O Tribunal acaba por entender que a construção do túnel, talvez se pudesse subsumir ao anexo II do DL 69/2000, mais concretamente na epígrafe 10, no quadro da alínea h) “ Linhas de eléctrico, linhas de Metropolitano”, ficando sujeita ao procedimento de AIA por força do artigo 1º/2 do referido DL, já que, ficava a constar como uma das actividades plasmadas no referido anexo.
Salvo melhor opinião, da argumentação do tribunal não se consegue perceber como é que se vai enquadrar um túnel para circulação rodoviária, como sendo uma linha de metropolitano.
Assim, o tribunal acaba por confirmar parcialmente a sentença da Primeira Instância, em relação ás empresas em consorcio: absterem-se de continuar a executar a obra na parte que respeita apenas aos trabalhos relativos à estrutura do túnel. Ao Município de Lisboa mandar parar a Empreitada. Contudo, este tribunal, revogou a sentença de primeira instância quanto:
-As Empresas em consorcio “deverem permanecer em Obra”;
- O Município de Lisboa mandar parar a obra, “até que seja obtida a declaração de impacto ambiental, favorável, cujo procedimento deve ser desencadeado no prazo de 10 dias”;
Por último o Município de Lisboa recorre para o Supremo Tribunal Administrativo (STA). O Supremo entendeu que, primeiramente que a construção do túnel não se inseria na previsão da alínea h, da epígrafe 10 do anexo II, pois o túnel em questão é um túnel rodoviário, nada tendo a ver com a construção de uma linha de metropolitano, aérea ou subterrânea. Logo não existia previsão normativa, expressa, no D.L 69/2000 passível de obrigar a realização do AIA. Nem mesmo recorrendo ao artigo 1º/3 do referido diploma que permite que determinados projectos a ele fiquem sujeitos, mesmo estando fora do anexo I e II, contudo neste caso não resulta do autos que tenha havido uma decisão administrativa pelo, já referido, despacho conjunto. Neste caso também não se aplicava o artigo 30 da Lei de bases do Ambiente, que prevê, de modo genérico, a realização de Estudo de Impacto Ambiental, relativamente a projectos que possam afectar o ambiente, já que, esta acção (de construção do túnel) não estava incluída na previsão daquela norma.
Assim, o Tribunal entende que não estava preenchido o requisito do artigo 120º/1 alínea b) parte final, do CPTA, o que fez com que fosse dado provimento, por inteiro, ao recurso jurisdicional interposto pelo Município de Lisboa, já que, não estava reunido o requisito necessário para manter as providências cautelares concedidas pelo TAF de Lisboa.
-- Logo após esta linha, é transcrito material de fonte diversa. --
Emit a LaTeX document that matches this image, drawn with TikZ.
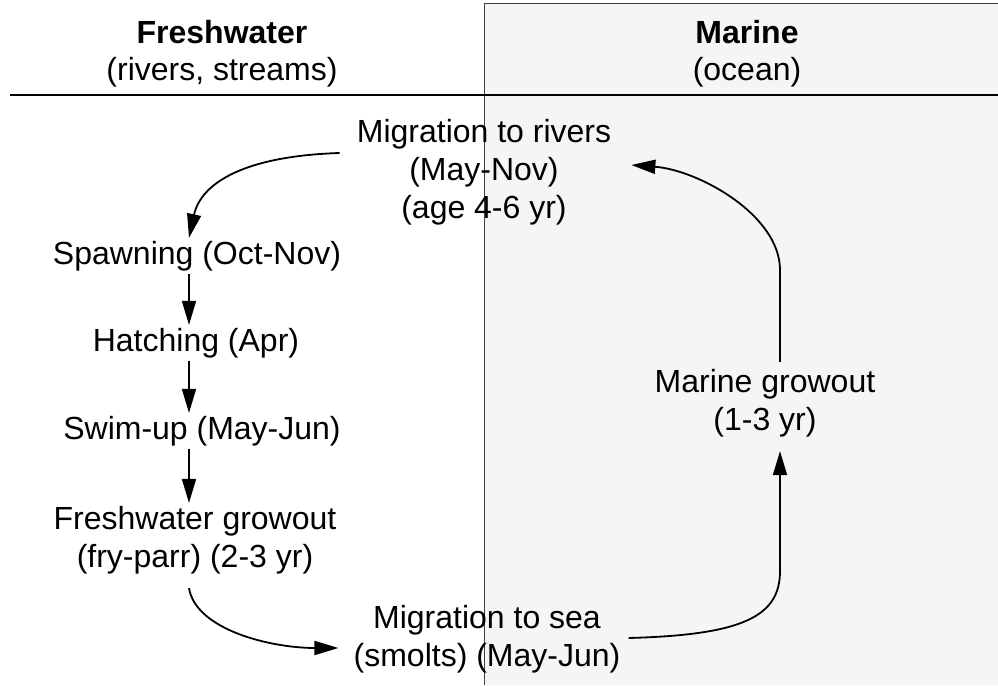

Importa apenas aludir para o facto de o Supremo Tribunal Administrativo não ter tomado posição quanto à sujeição desta obra ao anexo I no seu ponto 7, alínea b), mais concretamente, saber se estamos perante uma auto-estrada destinada ao tráfego Motorizado, ou seja, se há obrigatoriedade de realização do procedimento de AIA ou não.